The core logic of the service is in C# but it also utilizes stored procedures; it uses two procedures
Procedure 1 (P1)
Has a cursor, which loops over all tenants that have rules changed, for each tenant it calls Procedure 2
Procedure 2 (P2)
It uses holding tables for ease of data manipulation, then JOINs these tables with the actual app tables for data changes “insert, update or delete”, before the holding tables are populated with data for each tenant, they get cleaned up within the stored procedure then get populated with the current tenant data.
The code to clean the holding tables look like this
DELETE * FROM tmp_table1;
DELETE * FROM tmp_table2;
One will ask, why don’t you use TRUNCATE, it’s faster; that is true, but the app code uses NHibernate; the code was written in a way if TRUNCATE is used in a stored procedure, the transaction that NHibernate initiated will commit at that point, which is something we don’t want, so we had to use DELETE instead.
But we attempted to switch from DELETE to TRUNCATE after changing the app code so it does not commit when TRUNCATE is used in stored procedure; but something very strange happened, which took us about 4 weeks until we figured it out.
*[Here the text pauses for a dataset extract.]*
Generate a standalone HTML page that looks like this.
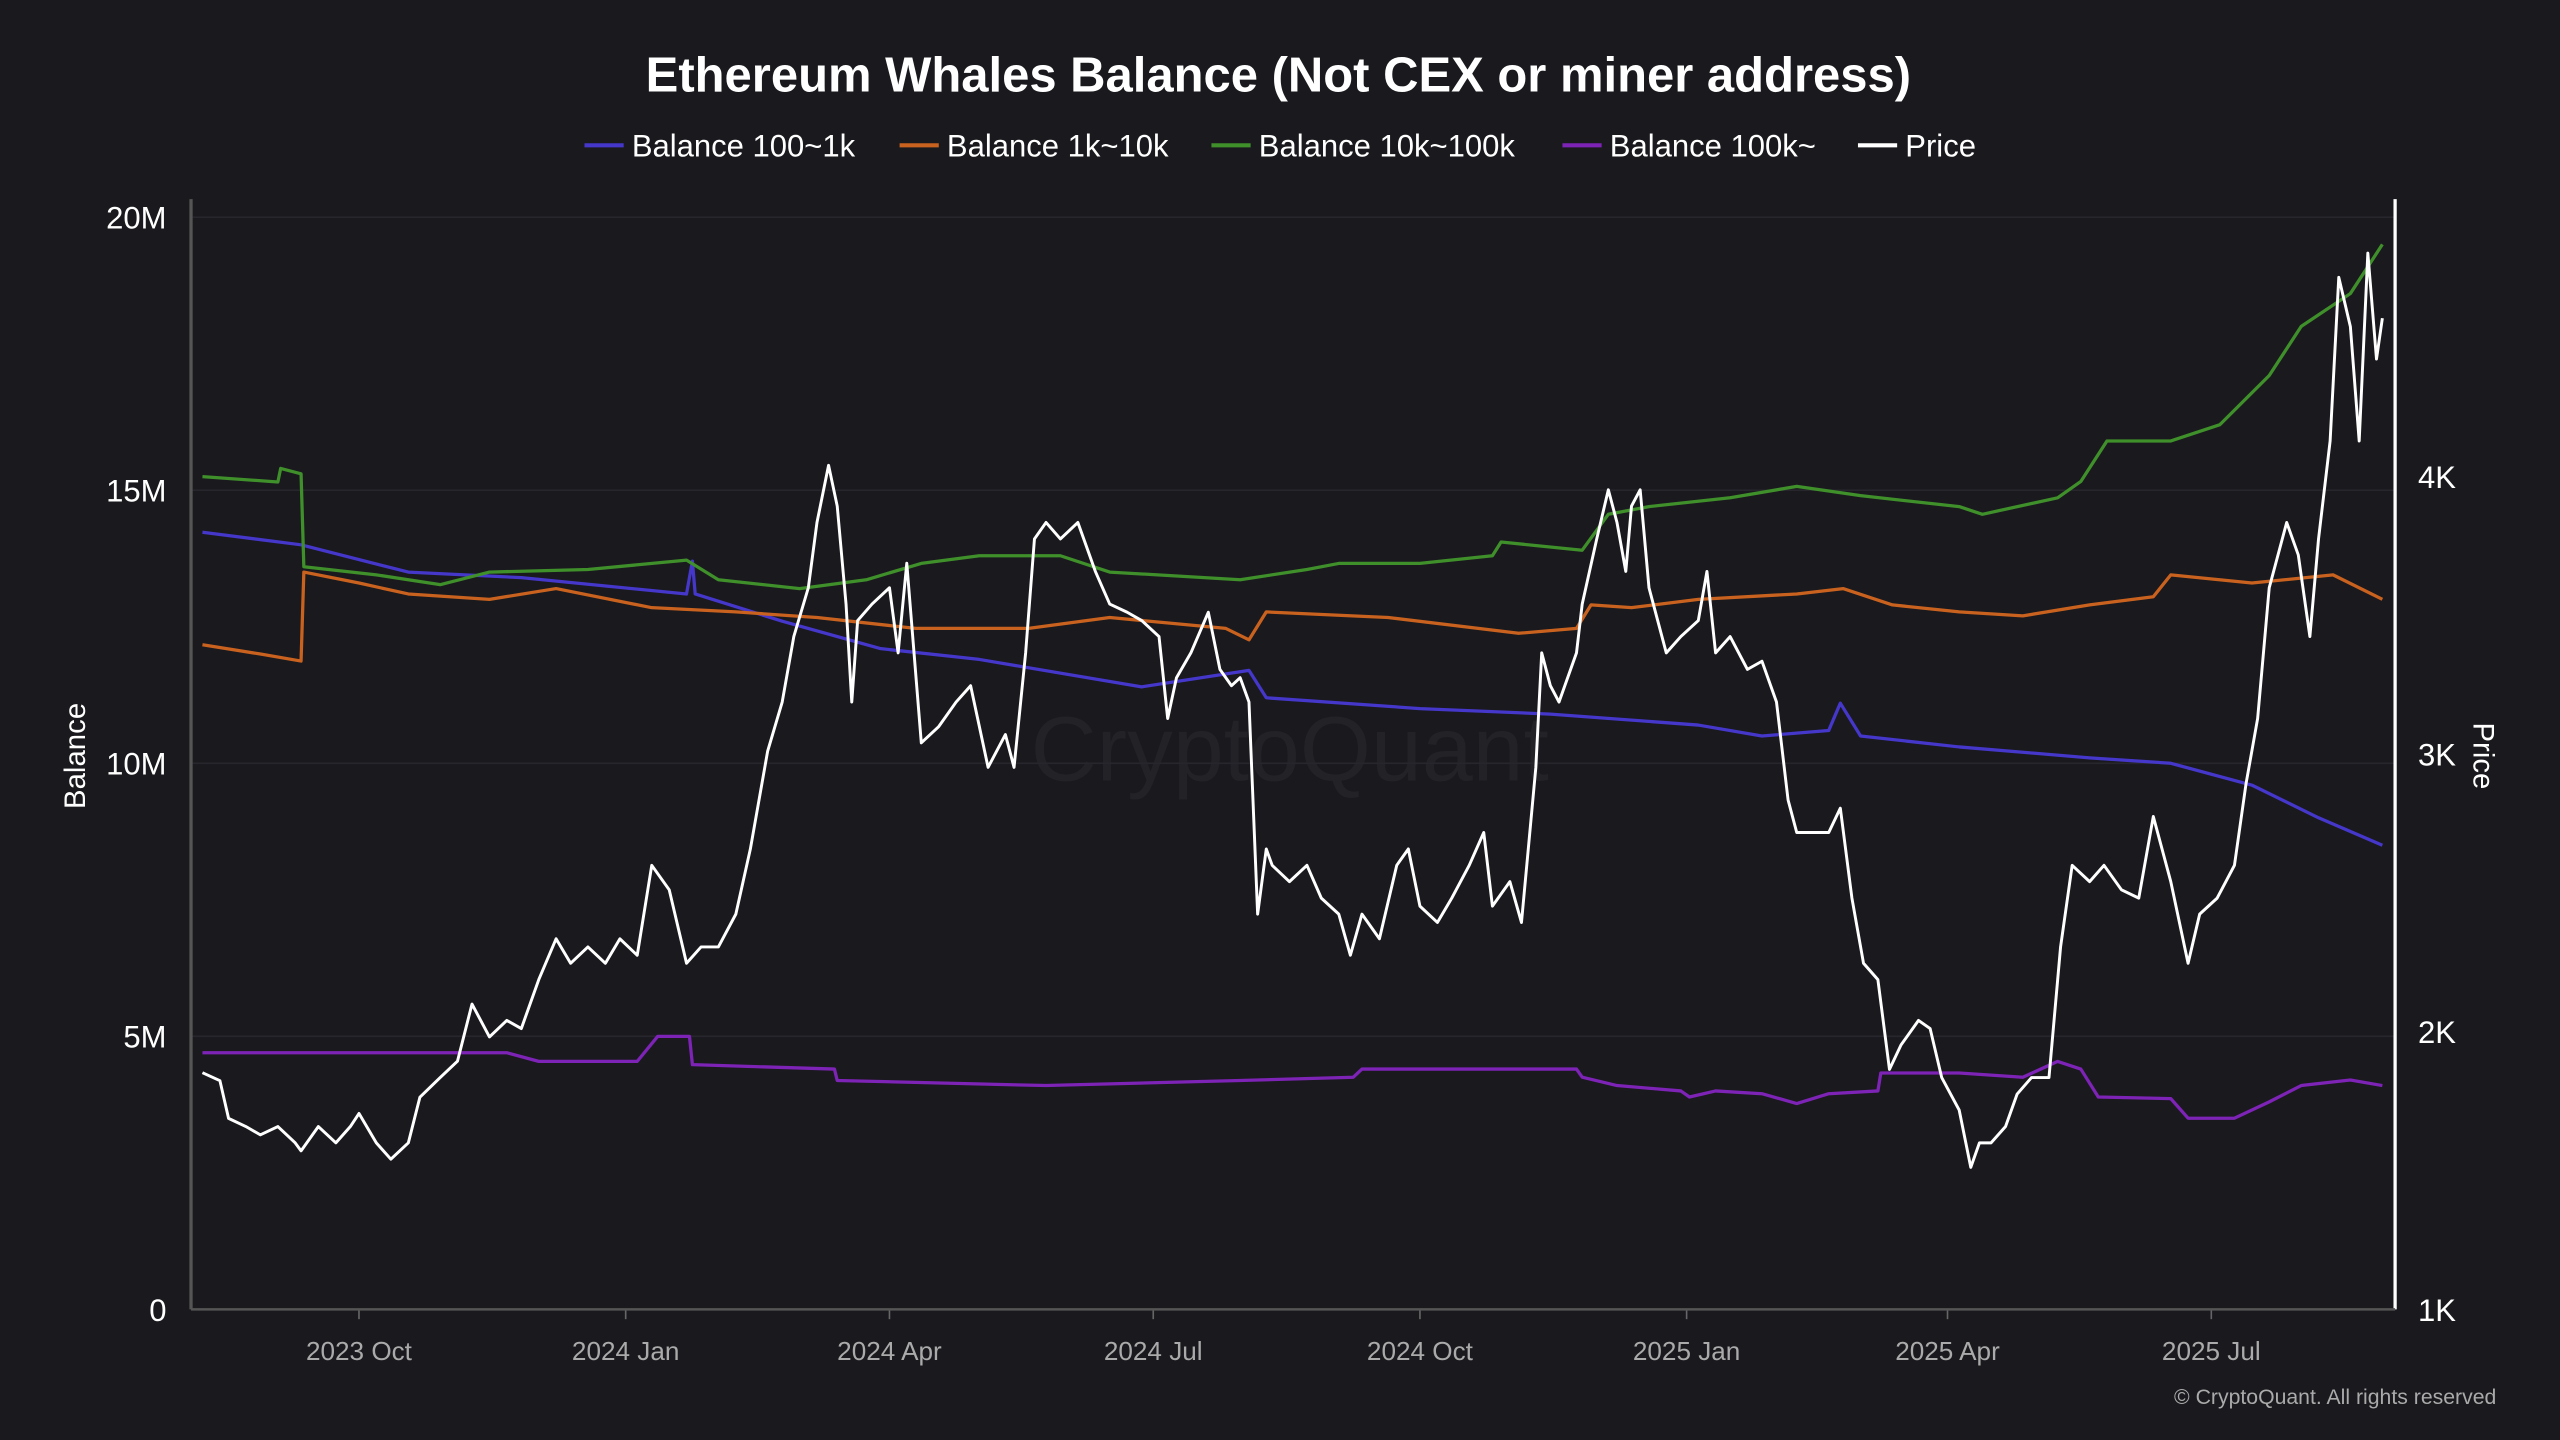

One thing to mention, the change from DELETE to TRUNCATE was not the only change during the product release; there were other changes at the app level hence it took us a while to figure out the root cause.
The behavior was, users who are using the app would experience delay when navigation through the screens or timeout; looking at the app servers, we see spikes at IIS level, looking at the database, we see flood of transactions with different statuses, normal statuses though –or at least what I think-; we suspected the service could be the issue, we stopped it and the issue disappeared; we turned it back on, the issue came back again; what we noticed is that, when the service is turned on – while stored procedure uses TRUNCATE-, it seems it’s sending many transactions to the database, which makes sense because TRUNCATE is faster that DELETE, but was causing lots of locks at the database level; the fix for our situation was to switch TRUNCATE back to DELETE until we find out why but we could not and gave up!!
One thing to note is that all PKs, FKs and indexes are set correctly with the right cardinality.
We did an optimization in the past where data in the tmp_table1 gets chunked to minimize the transaction size and process records faster, so the tmp_table1 can have 10s or 100s of records depending on how many new assignments/training need to get assigned to the learner; each chunk is 25 records.
P2 does the work based on logical operators; so P1 calls P2 with (AND) operator, then P1 calls P2 with (OR) operators; the secret behind these operators is to check all users who match all rules (AND operator), then all users who match any of the rules (OR operator).
# of calls to these two procs vary depending on how many tenants to be processed, and the # of records in tmp_table1
So guessing a daily average of calls, at low load it could be in low 100s calls, and during heavy loads it could be between 1000-2000 calls
With my many years of experience in the database world; I still don’t get why would using TRUNCATE cause such behavior?
Is it something at the database level that is not configured right? We brought Percona -the MySQL consulting company-, but they could not figure out why and could not answer this odd behavior?
Is it something in the service code?
Have you experienced something similar? If so, what was your resolution?
Thanks for sharing your thoughts
Author: Mohammad Musleh